医療あれこれ
「ゲーム障害」という現代病
携帯用のゲーム機器やスマートフォン(スマホ)、タブレットなどの連続した使用による体の不調が問題になっていますが、世界保健機関(WHO)では、今年5月に国際疾患分類に「ゲーム障害」という疾患名を追加しました。また本日(6月10日)のテレビでも紹介されていましたが、アメリカのインターネット業者から、スマホを持たずに1週間過ごせた人には1000ドル(日本円で約10万8000円)の報酬を差し上げますというキャンペーンがあるそうです。問題となる体調不良はスマホなどの端末機器の使いすぎが原因で心身の不調をきたすという今の生活に直結した現代病といえるでしょう。
医師向けのネットページで、内科の他、眼科、精神科、整形外科などを対象にしたアンケートが今年のゴールデンウィークに実施されました。そのなかで、スマホやタブレットなどの携帯端末が原因と考えられる心身の不調を訴える人について診察したことがあるかという質問に対して「ある」という回答があったのは全体の28%でした。実際に診察したことのある疾患をたずねると、内科系疾患(頭痛、不眠など)が最も多く34.4%、次いで整形外科系疾患(ストレートネック、腱鞘炎、肩こりなど)が28.8%、さらに眼科系疾患(斜視、ドライアイ、眼瞼痙攣など)が16.1%、精神系疾患(依存症、SNS疲れなど)が16.1%となっていました。

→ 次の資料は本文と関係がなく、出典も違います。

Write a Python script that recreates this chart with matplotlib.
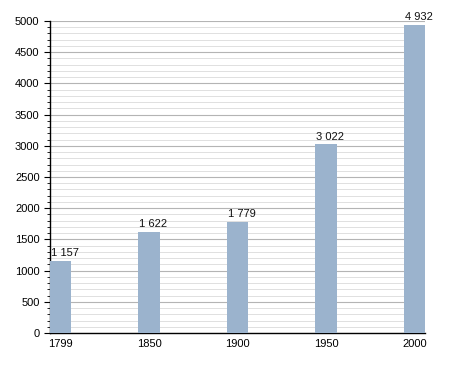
import matplotlib
matplotlib.use('Agg')
import matplotlib.pyplot as plt
import numpy as np
from matplotlib.ticker import MultipleLocator

years = ['1799', '1850', '1900', '1950', '2000']
population = [1157, 1622, 1779, 3022, 4932]
value_labels = ['1 157', '1 622', '1 779', '3 022', '4 932']

plt.rcParams['font.family'] = 'Liberation Sans'

fig = plt.figure(figsize=(4.55, 3.73), dpi=100)
ax = fig.add_axes([50/455, 40/373, 375/455, 312/373])

x = np.arange(len(years))
width = 0.24
bars = ax.bar(x, population, width=width, align='edge', color='#9bb3cd', zorder=3)

for b, lab in zip(bars, value_labels):
    ax.text(b.get_x() + 0.01, b.get_height() + 45, lab,
            ha='left', va='bottom', fontsize=8, color='#111111')

ax.set_xlim(0, len(years) - 1 + width)
ax.set_ylim(0, 5000)
ax.set_xticks(x + width/2)
ax.set_xticklabels(years, fontsize=8)
ax.yaxis.set_major_locator(MultipleLocator(500))
ax.yaxis.set_minor_locator(MultipleLocator(100))
ax.tick_params(axis='y', labelsize=8, length=4, width=0.8, direction='out')
ax.tick_params(axis='y', which='minor', length=2.5, width=0.6)
ax.tick_params(axis='x', length=0, pad=4)

ax.grid(axis='y', which='major', color='#b4b4b4', linewidth=0.8, zorder=0)
ax.grid(axis='y', which='minor', color='#e0e0e0', linewidth=0.7, zorder=0)

for s in ['top', 'right']:
    ax.spines[s].set_visible(False)
ax.spines['left'].set_linewidth(1.0)
ax.spines['bottom'].set_linewidth(1.0)

fig.savefig('out.png', dpi=100)
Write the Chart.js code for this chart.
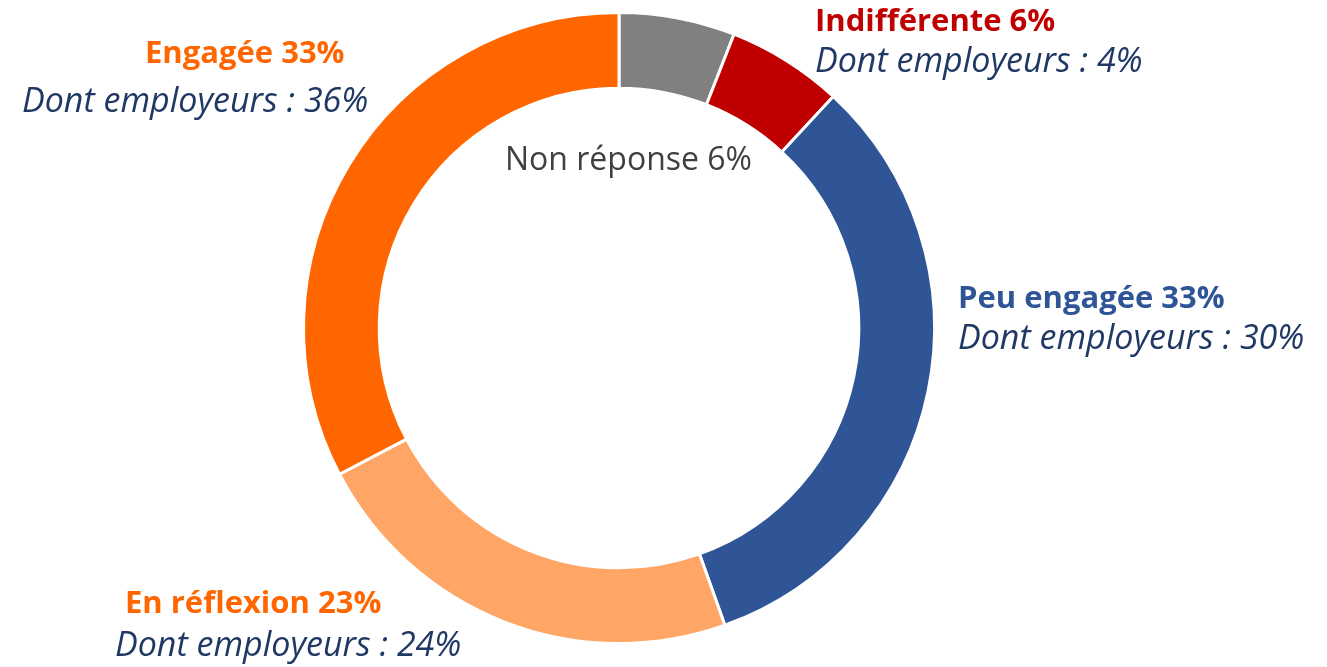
<!DOCTYPE html>
<html>
<head>
<meta charset="utf-8">
<script src="https://cdn.jsdelivr.net/npm/chart.js@4.4.0/dist/chart.umd.min.js"></script>
<style>
  html, body { margin: 0; padding: 0; background: #fff; }
  #wrap { width: 1327px; height: 667px; position: relative; }
</style>
</head>
<body>
<div id="wrap"><canvas id="donut"></canvas></div>
<script>
// data
const categories = ['Non réponse', 'Indifférente', 'Peu engagée', 'En réflexion', 'Engagée'];
const shares = [6, 6, 33, 23, 33];
const employerShares = [null, 4, 30, 24, 36];
const sliceColors = ['#808080', '#C00000', '#2F5597', '#FFA566', '#FF6600'];

// label placement, relative to the doughnut centre (in px)
const labelStyle = [
  { color: '#404040', bold: false, dx: -114, dy: -158 },
  { color: '#C00000', bold: true, dx: 196, dy: -297 },
  { color: '#2F5597', bold: true, dx: 339, dy: -20 },
  { color: '#FF6600', bold: true, dx: -494, dy: 285 },
  { color: '#FF6600', bold: true, dx: -474, dy: -265 }
];
const subStyle = [
  null,
  { dx: 196, dy: -256 },
  { dx: 339, dy: 21 },
  { dx: -504, dy: 328 },
  { dx: -597, dy: -216 }
];

const FONT = '"Open Sans", sans-serif';

const labelsPlugin = {
  id: 'sliceLabels',
  afterDraw(chart) {
    const ctx = chart.ctx;
    const arc = chart.getDatasetMeta(0).data[0];
    const cx = arc.x, cy = arc.y;
    ctx.save();
    ctx.textAlign = 'left';
    ctx.textBaseline = 'alphabetic';
    categories.forEach((name, i) => {
      const st = labelStyle[i];
      ctx.fillStyle = st.color;
      ctx.font = (st.bold ? 'bold 31px ' : '32px ') + FONT;
      ctx.fillText(name + ' ' + shares[i] + '%', cx + st.dx, cy + st.dy);
      if (employerShares[i] !== null) {
        const sub = subStyle[i];
        ctx.fillStyle = '#203864';
        ctx.font = 'italic 34px ' + FONT;
        ctx.fillText('Dont employeurs : ' + employerShares[i] + '%', cx + sub.dx, cy + sub.dy);
      }
    });
    ctx.restore();
  }
};

new Chart(document.getElementById('donut'), {
  type: 'doughnut',
  data: {
    labels: categories,
    datasets: [{
      data: shares,
      backgroundColor: sliceColors,
      borderColor: '#ffffff',
      borderWidth: 3,
      hoverOffset: 0
    }]
  },
  options: {
    responsive: true,
    maintainAspectRatio: false,
    animation: false,
    cutout: '76%',
    layout: { padding: { top: 11, bottom: 22, left: 302, right: 391 } },
    plugins: {
      legend: { display: false },
      tooltip: { enabled: false }
    }
  },
  plugins: [labelsPlugin]
});
</script>
</body>
</html>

疾患別に年齢層を尋ねたところ、頭痛や不眠といった内科系疾患は20~59歳代の患者が6割を占めますが、15~19歳が19%、10~14歳が13%、6~9歳が1%、5歳以下が2%と、若年層も3割を占めることが分かりました。
整形外科疾患でも同様で、患者年齢層としては20~59歳が64%を占め最も多かったのですが、10~14歳が15%、15~19歳が14%と、小学校高学年から中学高校生世代でもみられました。回答の中には、5歳未満のばね指や、小児の肩こりなど成人における職業病のような訴えを診察したというものもあったといいます。
年齢層で特徴的だったのは精神科疾患で、15-19歳が35%、10-14歳の患者が28%と、小学校高学年から高校生までの世代が全体の6割を超え、若年者のスマホ依存が深刻な状況が判りました。9歳以下の児の診療を経験したという回答も計8%あったといいます。夜中にスマホがやめられず寝不足になり、朝起きられなくなったため不登校になったり、ソーシャル・ネットワーク(SNS)で嫌な書き込みをされていると思い込む妄想などで、社会生活に重大な支障が出ている場合がみられたそうです。
いま電車の中で、居眠りしている人以外ではほとんどの人がスマホを触っています。事態は深刻で、冗談ではなくアメリカのように報奨金を出してでもスマホ依存を解決する対策が必要ではないかとまで思ってしまいます。